▶ Stored rows
-------

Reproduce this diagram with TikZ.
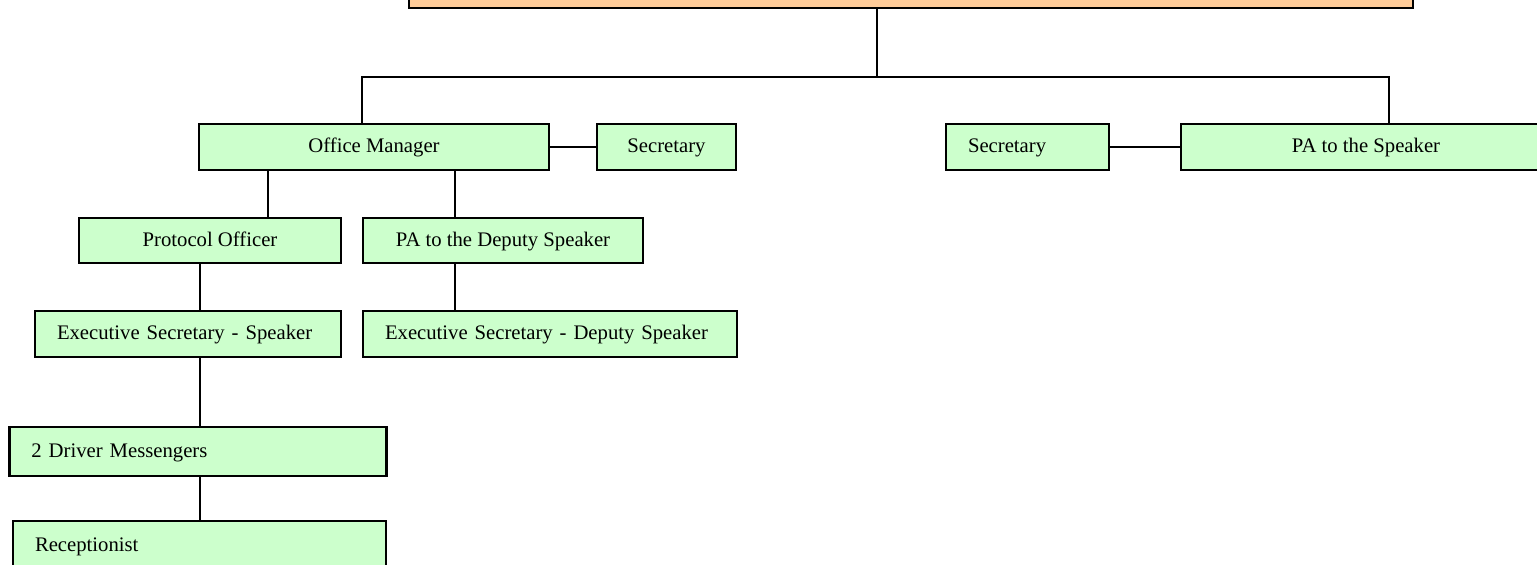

-------

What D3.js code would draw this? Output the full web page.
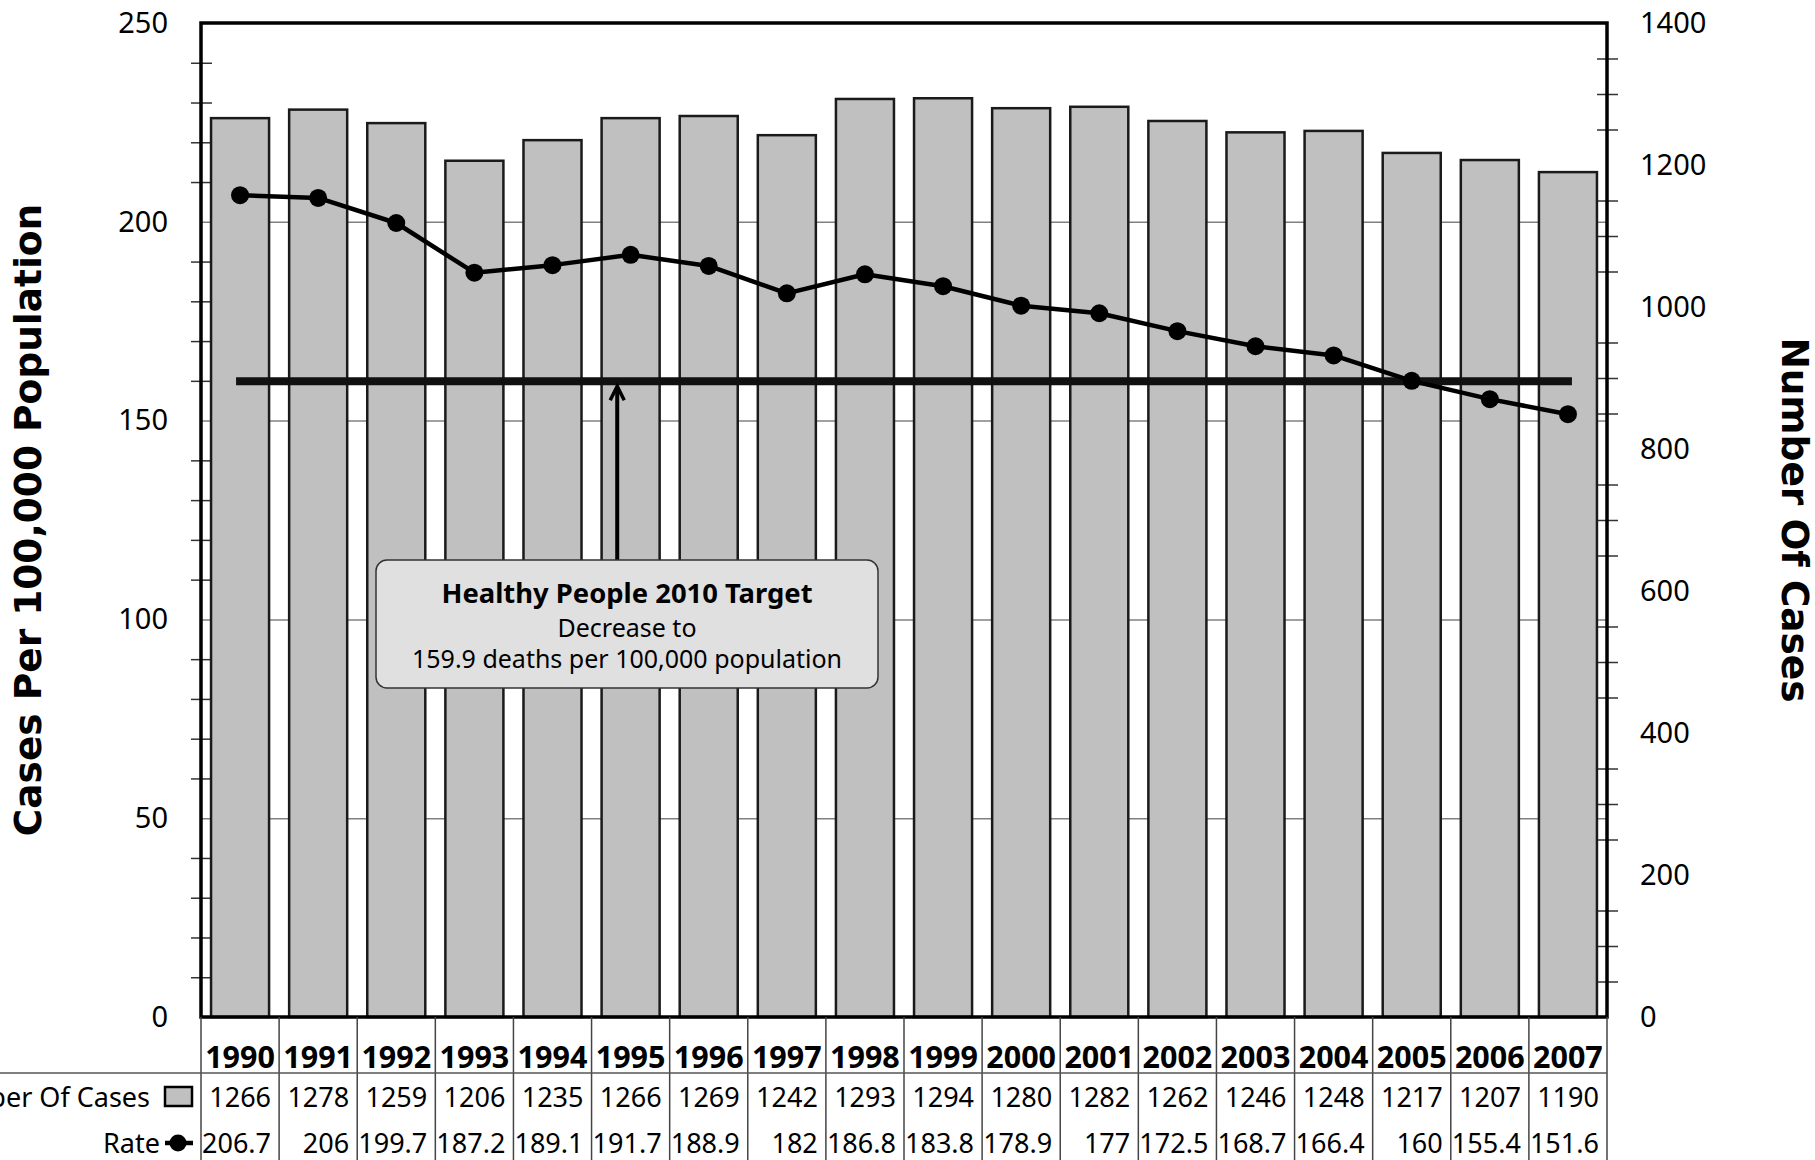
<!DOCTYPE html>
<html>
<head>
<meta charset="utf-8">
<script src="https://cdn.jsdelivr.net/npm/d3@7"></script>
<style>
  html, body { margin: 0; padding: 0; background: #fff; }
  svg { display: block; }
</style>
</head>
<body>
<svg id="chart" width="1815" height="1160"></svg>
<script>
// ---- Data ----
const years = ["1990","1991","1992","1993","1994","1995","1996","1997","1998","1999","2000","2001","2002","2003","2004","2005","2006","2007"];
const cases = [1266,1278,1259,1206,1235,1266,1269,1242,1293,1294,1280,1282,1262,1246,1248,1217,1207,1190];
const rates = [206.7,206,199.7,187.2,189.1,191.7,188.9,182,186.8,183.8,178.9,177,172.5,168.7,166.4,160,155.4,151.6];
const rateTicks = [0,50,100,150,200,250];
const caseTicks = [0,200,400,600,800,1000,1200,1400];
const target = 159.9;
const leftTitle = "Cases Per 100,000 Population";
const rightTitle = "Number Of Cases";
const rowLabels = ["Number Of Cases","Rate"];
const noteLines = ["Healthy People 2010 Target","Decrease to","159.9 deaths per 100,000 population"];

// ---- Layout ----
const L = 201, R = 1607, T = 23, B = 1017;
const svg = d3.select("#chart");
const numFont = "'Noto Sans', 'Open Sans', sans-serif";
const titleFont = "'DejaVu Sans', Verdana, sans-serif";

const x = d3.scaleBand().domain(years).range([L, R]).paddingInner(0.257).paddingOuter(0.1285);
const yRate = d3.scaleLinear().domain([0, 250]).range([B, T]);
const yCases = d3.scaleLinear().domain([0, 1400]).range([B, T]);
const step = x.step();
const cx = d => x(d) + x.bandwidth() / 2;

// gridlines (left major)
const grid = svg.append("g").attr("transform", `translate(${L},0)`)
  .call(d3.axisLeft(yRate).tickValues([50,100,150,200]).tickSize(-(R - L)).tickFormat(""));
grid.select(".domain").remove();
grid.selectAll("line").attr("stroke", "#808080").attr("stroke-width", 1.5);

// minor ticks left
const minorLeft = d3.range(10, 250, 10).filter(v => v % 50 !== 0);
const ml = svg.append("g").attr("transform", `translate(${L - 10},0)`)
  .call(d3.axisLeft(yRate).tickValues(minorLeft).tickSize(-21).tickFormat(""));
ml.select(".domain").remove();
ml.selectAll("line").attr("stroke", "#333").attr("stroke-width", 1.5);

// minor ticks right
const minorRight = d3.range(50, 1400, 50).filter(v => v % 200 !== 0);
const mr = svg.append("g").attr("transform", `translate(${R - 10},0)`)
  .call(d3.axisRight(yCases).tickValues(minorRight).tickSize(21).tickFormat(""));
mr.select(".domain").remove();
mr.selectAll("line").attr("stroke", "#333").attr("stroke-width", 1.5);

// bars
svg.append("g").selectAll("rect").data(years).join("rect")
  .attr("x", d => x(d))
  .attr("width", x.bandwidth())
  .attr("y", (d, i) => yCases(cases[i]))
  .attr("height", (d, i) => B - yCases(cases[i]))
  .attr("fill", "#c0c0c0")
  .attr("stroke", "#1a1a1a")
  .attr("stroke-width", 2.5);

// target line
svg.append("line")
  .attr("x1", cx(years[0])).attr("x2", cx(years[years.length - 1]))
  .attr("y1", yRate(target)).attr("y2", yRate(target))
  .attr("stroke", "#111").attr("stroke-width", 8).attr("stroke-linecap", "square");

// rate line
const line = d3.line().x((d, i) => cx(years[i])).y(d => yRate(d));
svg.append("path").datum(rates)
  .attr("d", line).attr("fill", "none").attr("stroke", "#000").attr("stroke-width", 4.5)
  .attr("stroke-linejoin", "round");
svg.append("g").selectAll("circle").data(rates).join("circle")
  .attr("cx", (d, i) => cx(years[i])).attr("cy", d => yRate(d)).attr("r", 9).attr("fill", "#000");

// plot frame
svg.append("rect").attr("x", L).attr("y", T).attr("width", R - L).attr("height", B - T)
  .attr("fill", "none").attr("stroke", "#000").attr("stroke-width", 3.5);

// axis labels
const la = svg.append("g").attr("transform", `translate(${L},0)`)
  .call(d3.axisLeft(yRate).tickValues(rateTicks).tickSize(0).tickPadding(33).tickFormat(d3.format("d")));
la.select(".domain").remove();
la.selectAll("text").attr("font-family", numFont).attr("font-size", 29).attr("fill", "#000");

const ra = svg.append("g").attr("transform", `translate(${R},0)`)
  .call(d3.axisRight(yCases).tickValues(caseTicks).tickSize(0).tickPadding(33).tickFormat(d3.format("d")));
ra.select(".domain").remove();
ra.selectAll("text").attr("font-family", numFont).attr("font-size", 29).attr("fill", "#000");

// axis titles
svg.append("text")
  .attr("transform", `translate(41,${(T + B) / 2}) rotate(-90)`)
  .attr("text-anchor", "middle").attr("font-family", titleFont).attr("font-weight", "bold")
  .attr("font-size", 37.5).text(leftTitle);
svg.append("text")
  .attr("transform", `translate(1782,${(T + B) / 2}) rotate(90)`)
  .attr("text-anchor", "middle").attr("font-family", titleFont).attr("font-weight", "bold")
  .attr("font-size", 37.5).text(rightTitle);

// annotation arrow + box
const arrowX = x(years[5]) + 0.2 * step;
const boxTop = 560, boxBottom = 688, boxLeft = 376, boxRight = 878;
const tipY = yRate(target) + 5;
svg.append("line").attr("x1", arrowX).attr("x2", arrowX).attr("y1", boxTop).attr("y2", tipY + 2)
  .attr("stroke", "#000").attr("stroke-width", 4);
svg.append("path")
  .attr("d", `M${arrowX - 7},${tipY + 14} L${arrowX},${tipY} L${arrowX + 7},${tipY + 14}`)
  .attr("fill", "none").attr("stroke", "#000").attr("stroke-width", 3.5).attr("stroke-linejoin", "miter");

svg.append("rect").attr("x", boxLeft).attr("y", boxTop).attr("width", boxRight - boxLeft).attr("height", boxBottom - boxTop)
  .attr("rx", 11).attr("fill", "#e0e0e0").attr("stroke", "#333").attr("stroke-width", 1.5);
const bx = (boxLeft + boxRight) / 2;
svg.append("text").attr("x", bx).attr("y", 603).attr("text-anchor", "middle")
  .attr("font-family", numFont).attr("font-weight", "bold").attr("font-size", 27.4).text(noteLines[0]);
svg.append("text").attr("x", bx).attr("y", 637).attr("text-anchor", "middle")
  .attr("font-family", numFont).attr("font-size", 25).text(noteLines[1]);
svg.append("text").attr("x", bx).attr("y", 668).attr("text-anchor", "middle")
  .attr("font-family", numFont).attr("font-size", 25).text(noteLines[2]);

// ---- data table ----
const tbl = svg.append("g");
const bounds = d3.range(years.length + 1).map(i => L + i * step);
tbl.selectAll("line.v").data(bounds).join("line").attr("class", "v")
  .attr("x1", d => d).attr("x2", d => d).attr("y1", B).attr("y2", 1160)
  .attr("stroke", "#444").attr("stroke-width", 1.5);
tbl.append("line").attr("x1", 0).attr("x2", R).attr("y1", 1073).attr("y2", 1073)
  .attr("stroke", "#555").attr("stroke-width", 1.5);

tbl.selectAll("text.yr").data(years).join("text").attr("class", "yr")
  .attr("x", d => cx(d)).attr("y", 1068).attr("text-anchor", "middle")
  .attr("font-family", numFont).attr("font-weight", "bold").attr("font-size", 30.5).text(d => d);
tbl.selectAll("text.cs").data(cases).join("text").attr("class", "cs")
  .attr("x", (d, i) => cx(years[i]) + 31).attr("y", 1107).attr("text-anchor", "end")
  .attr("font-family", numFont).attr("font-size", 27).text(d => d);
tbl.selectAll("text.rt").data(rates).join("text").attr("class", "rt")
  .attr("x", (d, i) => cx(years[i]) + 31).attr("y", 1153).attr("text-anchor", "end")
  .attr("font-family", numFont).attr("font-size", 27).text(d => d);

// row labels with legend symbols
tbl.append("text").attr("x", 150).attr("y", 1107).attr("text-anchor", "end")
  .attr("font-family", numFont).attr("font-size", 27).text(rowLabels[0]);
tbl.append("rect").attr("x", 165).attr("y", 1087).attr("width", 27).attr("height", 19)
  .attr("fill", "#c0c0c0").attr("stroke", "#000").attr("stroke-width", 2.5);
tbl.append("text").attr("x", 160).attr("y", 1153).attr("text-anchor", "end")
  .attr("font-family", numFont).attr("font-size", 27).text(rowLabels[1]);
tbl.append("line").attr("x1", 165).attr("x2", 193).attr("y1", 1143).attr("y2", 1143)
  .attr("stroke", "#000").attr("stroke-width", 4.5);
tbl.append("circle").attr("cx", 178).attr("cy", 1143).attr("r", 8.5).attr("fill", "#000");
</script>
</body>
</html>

-------

▶ Task statement
Copy out all lines above that include the string "with".

▶ Answer
Reproduce this diagram with TikZ.
// row labels with legend symbols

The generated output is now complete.